Benchmarking Framework and Scientific Applications

InverseBench introduces a novel benchmarking framework evaluating PnPDPs on five distinct scientific inverse problems: optical tomography, black hole imaging, medical imaging, seismology, and fluid dynamics. These tasks are representative of various scientific domains where inverse problems are prevalent, each posing unique challenges due to their domain-specific structural complexities. By encompassing such a wide spectrum, InverseBench facilitates the cross-comparison of diffusion priors with traditional methodologies, thus unveiling the nuanced capabilities and limitations of PnPDP approaches.

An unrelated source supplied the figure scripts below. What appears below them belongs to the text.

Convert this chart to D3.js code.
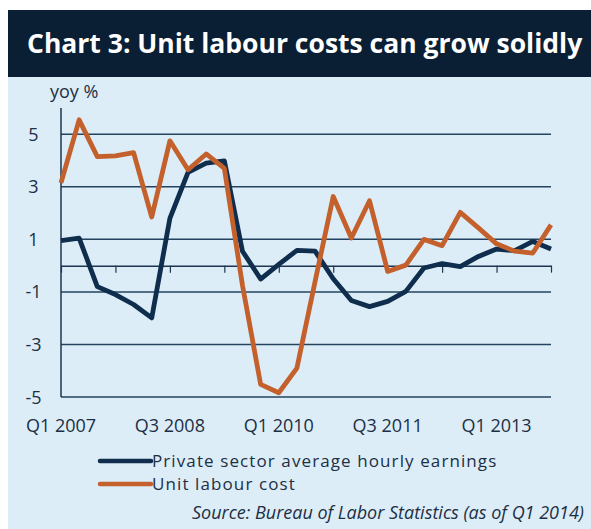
<!DOCTYPE html>
<html>
  <head>
    <meta charset="utf-8">
    <title>Chart 3</title>
    <style>
      body {
        margin: 0;
        padding: 0;
        background: #fff;
        font-family: 'Open Sans', sans-serif;
      }
    </style>
  </head>
  <body>
    <div id="chart"></div>

    <script src="https://cdnjs.cloudflare.com/ajax/libs/d3/7.8.5/d3.min.js"></script>
    <script>
      // quarters Q1 2007 .. Q4 2013
      const quarters = [];
      for (let y = 2007; y <= 2013; y++) {
        for (let q = 1; q <= 4; q++) quarters.push('Q' + q + ' ' + y);
      }

      const earnings = [0.95, 1.05, -0.8, -1.1, -1.48, -1.99, 1.8, 3.55, 3.9, 3.99,
        0.55, -0.51, 0.05, 0.58, 0.55, -0.5, -1.33, -1.56, -1.36, -0.98,
        -0.09, 0.08, -0.04, 0.35, 0.63, 0.57, 0.92, 0.63];

      const unitLabourCost = [3.15, 5.55, 4.15, 4.18, 4.3, 1.85, 4.75, 3.65, 4.25, 3.7,
        -0.75, -4.52, -4.84, -3.9, -0.6, 2.63, 1.05, 2.47, -0.22, 0.02,
        1.0, 0.76, 2.03, 1.44, 0.83, 0.55, 0.48, 1.55];

      const yTicks = [-5, -3, -1, 1, 3, 5];
      const xLabels = ['Q1 2007', 'Q3 2008', 'Q1 2010', 'Q3 2011', 'Q1 2013'];

      const seriesNames = ['Private sector average hourly earnings', 'Unit labour cost'];
      const seriesColors = ['#0f2d4d', '#c4602c'];

      const W = 591, H = 529;
      const svg = d3.select('#chart').append('svg')
        .attr('width', W)
        .attr('height', H);

      // panel + title bar
      svg.append('rect').attr('x', 8).attr('y', 10).attr('width', W - 8).attr('height', H - 10)
        .attr('fill', '#dcedf8');
      svg.append('rect').attr('x', 8).attr('y', 10).attr('width', W - 8).attr('height', 67)
        .attr('fill', '#0b1f34');
      svg.append('text')
        .attr('x', 27).attr('y', 53)
        .attr('fill', '#fff')
        .attr('font-size', 26.5)
        .attr('font-weight', 'bold')
        .text('Chart 3: Unit labour costs can grow solidly');

      const x = d3.scalePoint().domain(quarters).range([61, 551]);
      const y = d3.scaleLinear().domain([-5, 6]).range([397, 108]);

      // gridlines
      svg.append('g').selectAll('line')
        .data(yTicks)
        .join('line')
        .attr('x1', 61).attr('x2', 551)
        .attr('y1', d => y(d)).attr('y2', d => y(d))
        .attr('stroke', '#24435f')
        .attr('stroke-width', 1.5);

      // y labels
      svg.append('g').selectAll('text')
        .data(yTicks)
        .join('text')
        .attr('x', 33.5)
        .attr('y', d => y(d) + 6.5)
        .attr('text-anchor', 'middle')
        .attr('font-size', 18)
        .attr('fill', '#1c2f44')
        .text(d => d);

      svg.append('text')
        .attr('x', 50).attr('y', 98)
        .attr('font-size', 18)
        .attr('fill', '#1c2f44')
        .text('yoy %');

      // left axis line
      svg.append('line')
        .attr('x1', 61).attr('x2', 61)
        .attr('y1', y(6)).attr('y2', y(-5))
        .attr('stroke', '#1c3550')
        .attr('stroke-width', 1.5);

      // x axis at zero
      const xAxis = d3.axisBottom(x)
        .tickValues(quarters.filter((d, i) => i % 3 === 0))
        .tickSize(7)
        .tickSizeOuter(0)
        .tickFormat('');
      const gx = svg.append('g')
        .attr('transform', 'translate(0,' + y(0) + ')')
        .call(xAxis);
      gx.select('.domain').attr('stroke', '#1c3550').attr('stroke-width', 1.5);
      gx.selectAll('.tick line').attr('stroke', '#1c3550').attr('stroke-width', 1.2);

      // x labels
      svg.append('g').selectAll('text')
        .data(xLabels)
        .join('text')
        .attr('x', d => x(d))
        .attr('y', 432)
        .attr('text-anchor', 'middle')
        .attr('font-size', 18)
        .attr('fill', '#1c2f44')
        .text(d => d);

      // lines
      const line = d3.line()
        .x((d, i) => x(quarters[i]))
        .y(d => y(d));

      [earnings, unitLabourCost].forEach((s, k) => {
        svg.append('path')
          .datum(s)
          .attr('d', line)
          .attr('fill', 'none')
          .attr('stroke', seriesColors[k])
          .attr('stroke-width', 4.8)
          .attr('stroke-linejoin', 'round');
      });

      // legend
      const lg = svg.append('g').selectAll('g')
        .data(seriesNames)
        .join('g')
        .attr('transform', (d, i) => 'translate(0,' + (461 + i * 23) + ')');
      lg.append('line')
        .attr('x1', 100).attr('x2', 151)
        .attr('stroke', (d, i) => seriesColors[i])
        .attr('stroke-width', 4.5)
        .attr('stroke-linecap', 'round');
      lg.append('text')
        .attr('x', 152).attr('y', 6)
        .attr('font-size', 17)
        .attr('letter-spacing', 1.1)
        .attr('fill', '#1c2f44')
        .text(d => d);

      svg.append('text')
        .attr('x', 584).attr('y', 519)
        .attr('text-anchor', 'end')
        .attr('font-size', 18)
        .attr('font-style', 'italic')
        .attr('fill', '#1c2f44')
        .text('Source: Bureau of Labor Statistics (as of Q1 2014)');
    </script>
  </body>
</html>
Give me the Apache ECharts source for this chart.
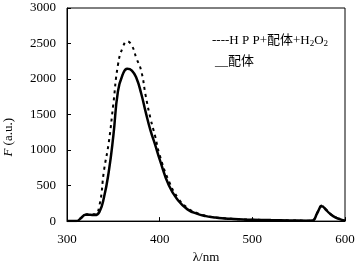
<!DOCTYPE html>
<html>
<head>
<meta charset="utf-8">
<script src="https://cdn.jsdelivr.net/npm/echarts@6/dist/echarts.min.js"></script>
<style>
    html, body { margin: 0; padding: 0; background: #fff; }
    #chart { width: 358px; height: 269px; }
</style>
</head>
<body>
<div id="chart"></div>
<script>
// wavelength (nm)
var lambdaNm = [300, 310, 315, 320, 325, 330, 335, 340, 345, 350, 355, 360, 365, 370, 375, 380, 385, 390, 395, 400,
    410, 420, 430, 440, 450, 460, 470, 480, 490, 500, 520, 540, 560, 565, 570, 575, 580, 585, 590, 595, 600]
// HPP+配体+H2O2 (dashed)
var mixValues = [0, 0, 45, 95, 95, 95, 220, 720, 1100, 1650, 2200, 2440, 2530, 2470, 2290, 2120, 1760, 1450, 1200, 930,
    560, 320, 185, 115, 75, 52, 40, 30, 24, 20, 14, 10, 6, 10, 120, 220, 160, 95, 55, 25, 5]
// 配体 (solid)
var ligandValues = [0, 0, 40, 90, 88, 85, 130, 340, 690, 1200, 1830, 2060, 2145, 2120, 2010, 1800, 1530, 1280, 1080, 870,
    500, 290, 165, 105, 70, 50, 38, 30, 24, 20, 14, 10, 6, 8, 110, 210, 150, 90, 50, 25, 5]
var xTicks = [300, 600, 100]
var yTicks = [0, 3000, 500]

var serif = 'Liberation Serif'
var chart = echarts.init(document.getElementById('chart'))

function pairs(vals) {
    return lambdaNm.map(function (x, i) { return [x, vals[i]] })
}

var options = {
    animation: false,
    grid: {
        left: 67,
        right: 13,
        top: 8,
        bottom: 42,
        show: true,
        borderColor: '#000',
        borderWidth: 1,
    },
    xAxis: {
        type: 'value',
        min: xTicks[0],
        max: xTicks[1],
        interval: xTicks[2],
        name: 'λ/nm',
        nameLocation: 'middle',
        nameGap: 28,
        nameTextStyle: { color: '#000', fontFamily: serif, fontSize: 13 },
        axisLine: { show: true, lineStyle: { color: '#000', width: 1 } },
        axisTick: { show: true, inside: true, length: 4, lineStyle: { color: '#000' } },
        axisLabel: { color: '#000', fontFamily: serif, fontSize: 13, margin: 12 },
        splitLine: { show: false },
    },
    yAxis: {
        type: 'value',
        min: yTicks[0],
        max: yTicks[1],
        interval: yTicks[2],
        axisLine: { show: true, lineStyle: { color: '#000', width: 1 } },
        axisTick: { show: true, inside: true, length: 4, lineStyle: { color: '#000' } },
        axisLabel: {
            color: '#000',
            fontFamily: serif,
            fontSize: 13,
            margin: 11,
            formatter: function (v) { return String(v) },
        },
        splitLine: { show: false },
    },
    graphic: [
        {
            type: 'text',
            left: 2,
            top: 118,
            rotation: Math.PI / 2,
            originX: 0,
            originY: 0,
            style: {
                text: '{i|F} (a.u.)',
                fill: '#000',
                font: '13px ' + serif,
                rich: {
                    i: { fontStyle: 'italic', fontFamily: serif, fontSize: 13 },
                },
                verticalAlign: 'middle',
                align: 'center',
            },
        },
        {
            type: 'text',
            left: 212,
            top: 34,
            style: {
                text: '----H P P+配体+H{s|2}O{s|2}',
                fill: '#000',
                font: '13px ' + serif + ', "Noto Sans CJK SC"',
                rich: {
                    s: { fontSize: 9, fontFamily: serif, verticalAlign: 'bottom', padding: [6, 0, 0, 0] },
                },
            },
        },
        {
            type: 'text',
            left: 215,
            top: 55,
            style: {
                text: '__配体',
                fill: '#000',
                font: '13px ' + serif + ', "Noto Sans CJK SC"',
            },
        },
    ],
    series: [
        {
            name: 'HPP+配体+H2O2',
            type: 'line',
            data: pairs(mixValues),
            smooth: true,
            showSymbol: false,
            lineStyle: { color: '#000', width: 2, type: [3, 4] },
        },
        {
            name: '配体',
            type: 'line',
            data: pairs(ligandValues),
            smooth: true,
            showSymbol: false,
            lineStyle: { color: '#000', width: 2.5 },
        },
    ],
}
chart.setOption(options)
</script>
</body>
</html>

Methodological Diversity and Evaluation Metrics

The paper meticulously evaluates 14 different PnPDP algorithms, categorized broadly into guidance-based methods, variable splitting, variational Bayes, and Sequential Monte Carlo methods. Each algorithm's performance is assessed against domain-specific baselines, establishing a clear benchmark for comparison. A comprehensive array of metrics is employed to assess accuracy and efficiency, with particular attention paid to peak signal-to-noise ratio (PSNR), structural similarity index measure (SSIM), and computational complexity.

Key Insights and Implications

One of the principal findings of this paper is the robust performance of PnPDP methods when pre-trained diffusion models are available for the tasks at hand. These models consistently outperform conventional baselines, particularly in complex scenarios where prior distributions encode extensive structural details. However, the paper highlights specific scenarios where traditional methods, especially those initialized with pertinent domain knowledge, can surpass PnPDPs in precision.

Furthermore, the analysis identifies the sensitivity of PnPDP performance to the tuning of hyperparameters, especially in cases where forward modeling relies on numerical solvers governed by stability conditions, such as in PDE-constrained inverse problems. This insight is pivotal for guiding the design of more stable PnPDP algorithms.

Future Directions and Theoretical Implications

This paper not only benchmarks PnPDP performance but also sets the stage for future research directions. A critical area of exploration lies in enhancing the robustness of these models to both prior distribution mismatches and forward model uncertainties, inevitable in practical data-acquisition environments. Additionally, exploring the recovery of multi-modal solutions, a challenge evident in high-entropy problems like black hole imaging, will push the boundaries of current methodologies.

Theoretically, the findings from InverseBench provide a foundation for further enhancements in the integration of diffusion models into Bayesian frameworks, potentially leading to more expressive priors and improved sampling techniques in complex inverse problem environments.

Conclusion

Overall, InverseBench serves as a vital resource for the research community, offering a quantitative and qualitative evaluation of PnPDP methods, and guiding their development and adaptation to a broader array of scientific challenges. As diffusion models become more integrated into inverse problem-solving frameworks, the insights from this paper will be fundamental to advancing both the theoretical understanding and practical application of these powerful generative models in scientific domains.